• SET PROBLEM: Your task is to transcribe the records exactly, skipping every image.

Data records
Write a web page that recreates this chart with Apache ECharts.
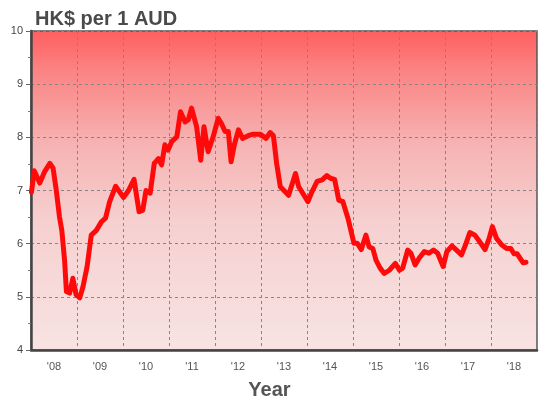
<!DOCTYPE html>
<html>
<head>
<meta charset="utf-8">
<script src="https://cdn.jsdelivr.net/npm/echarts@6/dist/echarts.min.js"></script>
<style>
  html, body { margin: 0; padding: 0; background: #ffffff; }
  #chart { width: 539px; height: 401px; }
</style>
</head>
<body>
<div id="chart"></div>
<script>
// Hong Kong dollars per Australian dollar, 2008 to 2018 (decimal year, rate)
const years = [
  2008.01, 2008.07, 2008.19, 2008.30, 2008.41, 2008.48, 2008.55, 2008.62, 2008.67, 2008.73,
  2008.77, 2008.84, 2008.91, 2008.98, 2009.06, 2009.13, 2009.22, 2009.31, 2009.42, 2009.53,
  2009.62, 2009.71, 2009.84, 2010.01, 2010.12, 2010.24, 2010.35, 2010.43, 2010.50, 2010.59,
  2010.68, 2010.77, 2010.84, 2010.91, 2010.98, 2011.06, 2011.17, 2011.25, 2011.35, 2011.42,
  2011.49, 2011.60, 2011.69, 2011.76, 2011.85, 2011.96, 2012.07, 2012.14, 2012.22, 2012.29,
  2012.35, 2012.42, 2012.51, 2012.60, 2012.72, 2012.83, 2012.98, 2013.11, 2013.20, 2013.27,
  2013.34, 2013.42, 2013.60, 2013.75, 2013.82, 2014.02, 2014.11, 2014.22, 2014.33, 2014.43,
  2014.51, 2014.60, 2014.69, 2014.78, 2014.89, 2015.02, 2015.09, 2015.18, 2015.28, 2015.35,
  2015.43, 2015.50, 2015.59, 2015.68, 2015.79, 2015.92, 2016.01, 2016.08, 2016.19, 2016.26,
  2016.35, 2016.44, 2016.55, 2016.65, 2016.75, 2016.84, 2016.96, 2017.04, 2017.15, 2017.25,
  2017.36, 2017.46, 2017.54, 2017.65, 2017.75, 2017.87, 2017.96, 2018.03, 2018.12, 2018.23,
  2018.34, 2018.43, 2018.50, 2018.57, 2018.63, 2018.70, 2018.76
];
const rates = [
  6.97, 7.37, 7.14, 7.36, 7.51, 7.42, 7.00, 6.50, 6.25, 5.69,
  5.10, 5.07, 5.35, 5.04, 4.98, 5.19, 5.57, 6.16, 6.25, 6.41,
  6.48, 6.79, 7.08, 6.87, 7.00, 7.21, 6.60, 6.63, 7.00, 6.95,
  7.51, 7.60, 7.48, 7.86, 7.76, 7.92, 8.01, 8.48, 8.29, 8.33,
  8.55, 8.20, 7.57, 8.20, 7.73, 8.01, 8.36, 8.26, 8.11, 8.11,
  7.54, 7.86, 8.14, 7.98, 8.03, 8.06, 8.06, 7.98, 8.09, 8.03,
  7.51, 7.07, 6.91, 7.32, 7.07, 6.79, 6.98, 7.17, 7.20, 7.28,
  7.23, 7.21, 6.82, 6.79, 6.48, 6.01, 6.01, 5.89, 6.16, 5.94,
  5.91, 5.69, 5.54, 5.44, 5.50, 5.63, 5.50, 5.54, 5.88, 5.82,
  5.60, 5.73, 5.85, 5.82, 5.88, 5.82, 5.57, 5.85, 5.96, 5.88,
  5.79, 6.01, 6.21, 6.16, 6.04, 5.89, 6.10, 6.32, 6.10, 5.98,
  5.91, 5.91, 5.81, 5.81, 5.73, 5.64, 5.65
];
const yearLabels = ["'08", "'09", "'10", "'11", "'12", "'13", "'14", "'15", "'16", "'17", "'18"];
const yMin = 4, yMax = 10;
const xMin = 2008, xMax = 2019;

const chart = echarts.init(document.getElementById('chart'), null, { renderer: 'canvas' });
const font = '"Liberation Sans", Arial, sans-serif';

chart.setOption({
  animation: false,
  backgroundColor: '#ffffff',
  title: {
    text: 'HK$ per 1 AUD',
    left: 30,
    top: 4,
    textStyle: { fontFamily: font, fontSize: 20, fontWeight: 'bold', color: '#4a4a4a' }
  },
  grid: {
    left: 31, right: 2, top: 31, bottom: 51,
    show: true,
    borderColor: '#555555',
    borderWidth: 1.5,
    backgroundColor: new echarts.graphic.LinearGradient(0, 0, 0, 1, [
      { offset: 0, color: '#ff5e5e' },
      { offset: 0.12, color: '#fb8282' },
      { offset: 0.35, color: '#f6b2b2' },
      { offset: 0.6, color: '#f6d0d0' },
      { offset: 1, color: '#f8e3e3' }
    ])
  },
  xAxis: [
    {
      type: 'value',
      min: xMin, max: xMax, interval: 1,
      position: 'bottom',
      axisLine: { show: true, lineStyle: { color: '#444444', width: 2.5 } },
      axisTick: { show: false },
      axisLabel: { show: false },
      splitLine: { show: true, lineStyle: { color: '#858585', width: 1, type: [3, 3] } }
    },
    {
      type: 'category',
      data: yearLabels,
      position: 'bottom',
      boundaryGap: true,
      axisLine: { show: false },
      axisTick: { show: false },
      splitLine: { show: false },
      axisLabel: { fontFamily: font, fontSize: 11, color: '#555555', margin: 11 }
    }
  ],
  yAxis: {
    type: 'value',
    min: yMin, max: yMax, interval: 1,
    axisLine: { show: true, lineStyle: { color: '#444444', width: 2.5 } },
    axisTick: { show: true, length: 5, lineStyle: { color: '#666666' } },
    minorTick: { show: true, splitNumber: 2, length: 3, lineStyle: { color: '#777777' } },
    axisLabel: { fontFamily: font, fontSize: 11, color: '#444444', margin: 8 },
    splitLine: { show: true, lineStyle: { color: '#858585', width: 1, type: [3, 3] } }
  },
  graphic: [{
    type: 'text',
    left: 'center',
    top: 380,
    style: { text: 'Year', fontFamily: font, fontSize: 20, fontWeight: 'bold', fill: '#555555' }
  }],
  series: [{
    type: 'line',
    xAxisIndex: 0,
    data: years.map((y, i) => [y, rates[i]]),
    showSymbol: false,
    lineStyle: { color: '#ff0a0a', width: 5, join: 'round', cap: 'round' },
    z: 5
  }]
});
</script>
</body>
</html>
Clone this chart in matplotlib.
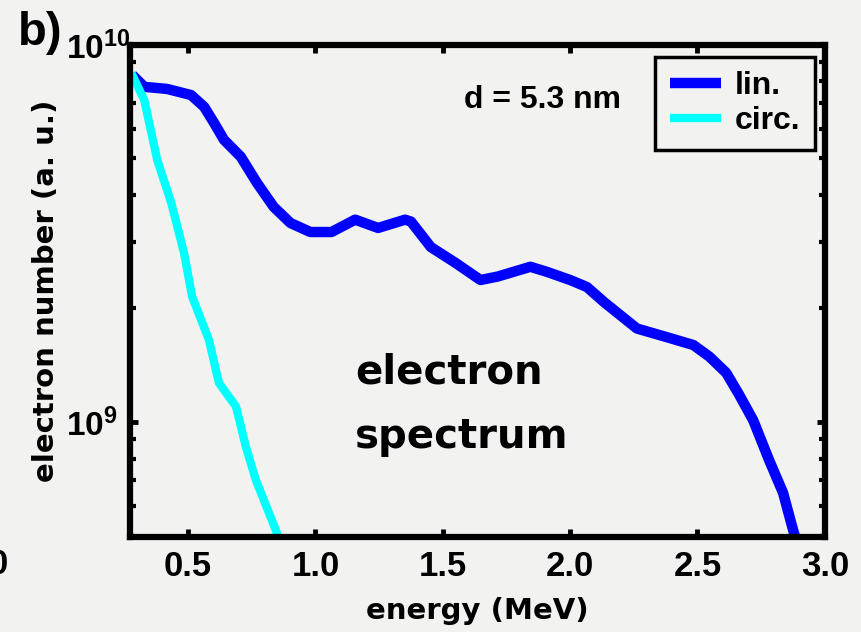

• WRITTEN RESPONSE:
Write a web page that recreates this chart with Apache ECharts.
<!DOCTYPE html>
<html>
<head>
<meta charset="utf-8">
<script src="https://cdn.jsdelivr.net/npm/echarts@6/dist/echarts.min.js"></script>
<style>
  html, body { margin: 0; padding: 0; background: #ffffff; }
  #chart { width: 539px; height: 401px; }
</style>
</head>
<body>
<div id="chart"></div>
<script>
// Hong Kong dollars per Australian dollar, 2008 to 2018 (decimal year, rate)
const years = [
  2008.01, 2008.07, 2008.19, 2008.30, 2008.41, 2008.48, 2008.55, 2008.62, 2008.67, 2008.73,
  2008.77, 2008.84, 2008.91, 2008.98, 2009.06, 2009.13, 2009.22, 2009.31, 2009.42, 2009.53,
  2009.62, 2009.71, 2009.84, 2010.01, 2010.12, 2010.24, 2010.35, 2010.43, 2010.50, 2010.59,
  2010.68, 2010.77, 2010.84, 2010.91, 2010.98, 2011.06, 2011.17, 2011.25, 2011.35, 2011.42,
  2011.49, 2011.60, 2011.69, 2011.76, 2011.85, 2011.96, 2012.07, 2012.14, 2012.22, 2012.29,
  2012.35, 2012.42, 2012.51, 2012.60, 2012.72, 2012.83, 2012.98, 2013.11, 2013.20, 2013.27,
  2013.34, 2013.42, 2013.60, 2013.75, 2013.82, 2014.02, 2014.11, 2014.22, 2014.33, 2014.43,
  2014.51, 2014.60, 2014.69, 2014.78, 2014.89, 2015.02, 2015.09, 2015.18, 2015.28, 2015.35,
  2015.43, 2015.50, 2015.59, 2015.68, 2015.79, 2015.92, 2016.01, 2016.08, 2016.19, 2016.26,
  2016.35, 2016.44, 2016.55, 2016.65, 2016.75, 2016.84, 2016.96, 2017.04, 2017.15, 2017.25,
  2017.36, 2017.46, 2017.54, 2017.65, 2017.75, 2017.87, 2017.96, 2018.03, 2018.12, 2018.23,
  2018.34, 2018.43, 2018.50, 2018.57, 2018.63, 2018.70, 2018.76
];
const rates = [
  6.97, 7.37, 7.14, 7.36, 7.51, 7.42, 7.00, 6.50, 6.25, 5.69,
  5.10, 5.07, 5.35, 5.04, 4.98, 5.19, 5.57, 6.16, 6.25, 6.41,
  6.48, 6.79, 7.08, 6.87, 7.00, 7.21, 6.60, 6.63, 7.00, 6.95,
  7.51, 7.60, 7.48, 7.86, 7.76, 7.92, 8.01, 8.48, 8.29, 8.33,
  8.55, 8.20, 7.57, 8.20, 7.73, 8.01, 8.36, 8.26, 8.11, 8.11,
  7.54, 7.86, 8.14, 7.98, 8.03, 8.06, 8.06, 7.98, 8.09, 8.03,
  7.51, 7.07, 6.91, 7.32, 7.07, 6.79, 6.98, 7.17, 7.20, 7.28,
  7.23, 7.21, 6.82, 6.79, 6.48, 6.01, 6.01, 5.89, 6.16, 5.94,
  5.91, 5.69, 5.54, 5.44, 5.50, 5.63, 5.50, 5.54, 5.88, 5.82,
  5.60, 5.73, 5.85, 5.82, 5.88, 5.82, 5.57, 5.85, 5.96, 5.88,
  5.79, 6.01, 6.21, 6.16, 6.04, 5.89, 6.10, 6.32, 6.10, 5.98,
  5.91, 5.91, 5.81, 5.81, 5.73, 5.64, 5.65
];
const yearLabels = ["'08", "'09", "'10", "'11", "'12", "'13", "'14", "'15", "'16", "'17", "'18"];
const yMin = 4, yMax = 10;
const xMin = 2008, xMax = 2019;

const chart = echarts.init(document.getElementById('chart'), null, { renderer: 'canvas' });
const font = '"Liberation Sans", Arial, sans-serif';

chart.setOption({
  animation: false,
  backgroundColor: '#ffffff',
  title: {
    text: 'HK$ per 1 AUD',
    left: 30,
    top: 4,
    textStyle: { fontFamily: font, fontSize: 20, fontWeight: 'bold', color: '#4a4a4a' }
  },
  grid: {
    left: 31, right: 2, top: 31, bottom: 51,
    show: true,
    borderColor: '#555555',
    borderWidth: 1.5,
    backgroundColor: new echarts.graphic.LinearGradient(0, 0, 0, 1, [
      { offset: 0, color: '#ff5e5e' },
      { offset: 0.12, color: '#fb8282' },
      { offset: 0.35, color: '#f6b2b2' },
      { offset: 0.6, color: '#f6d0d0' },
      { offset: 1, color: '#f8e3e3' }
    ])
  },
  xAxis: [
    {
      type: 'value',
      min: xMin, max: xMax, interval: 1,
      position: 'bottom',
      axisLine: { show: true, lineStyle: { color: '#444444', width: 2.5 } },
      axisTick: { show: false },
      axisLabel: { show: false },
      splitLine: { show: true, lineStyle: { color: '#858585', width: 1, type: [3, 3] } }
    },
    {
      type: 'category',
      data: yearLabels,
      position: 'bottom',
      boundaryGap: true,
      axisLine: { show: false },
      axisTick: { show: false },
      splitLine: { show: false },
      axisLabel: { fontFamily: font, fontSize: 11, color: '#555555', margin: 11 }
    }
  ],
  yAxis: {
    type: 'value',
    min: yMin, max: yMax, interval: 1,
    axisLine: { show: true, lineStyle: { color: '#444444', width: 2.5 } },
    axisTick: { show: true, length: 5, lineStyle: { color: '#666666' } },
    minorTick: { show: true, splitNumber: 2, length: 3, lineStyle: { color: '#777777' } },
    axisLabel: { fontFamily: font, fontSize: 11, color: '#444444', margin: 8 },
    splitLine: { show: true, lineStyle: { color: '#858585', width: 1, type: [3, 3] } }
  },
  graphic: [{
    type: 'text',
    left: 'center',
    top: 380,
    style: { text: 'Year', fontFamily: font, fontSize: 20, fontWeight: 'bold', fill: '#555555' }
  }],
  series: [{
    type: 'line',
    xAxisIndex: 0,
    data: years.map((y, i) => [y, rates[i]]),
    showSymbol: false,
    lineStyle: { color: '#ff0a0a', width: 5, join: 'round', cap: 'round' },
    z: 5
  }]
});
</script>
</body>
</html>
Clone this chart in matplotlib.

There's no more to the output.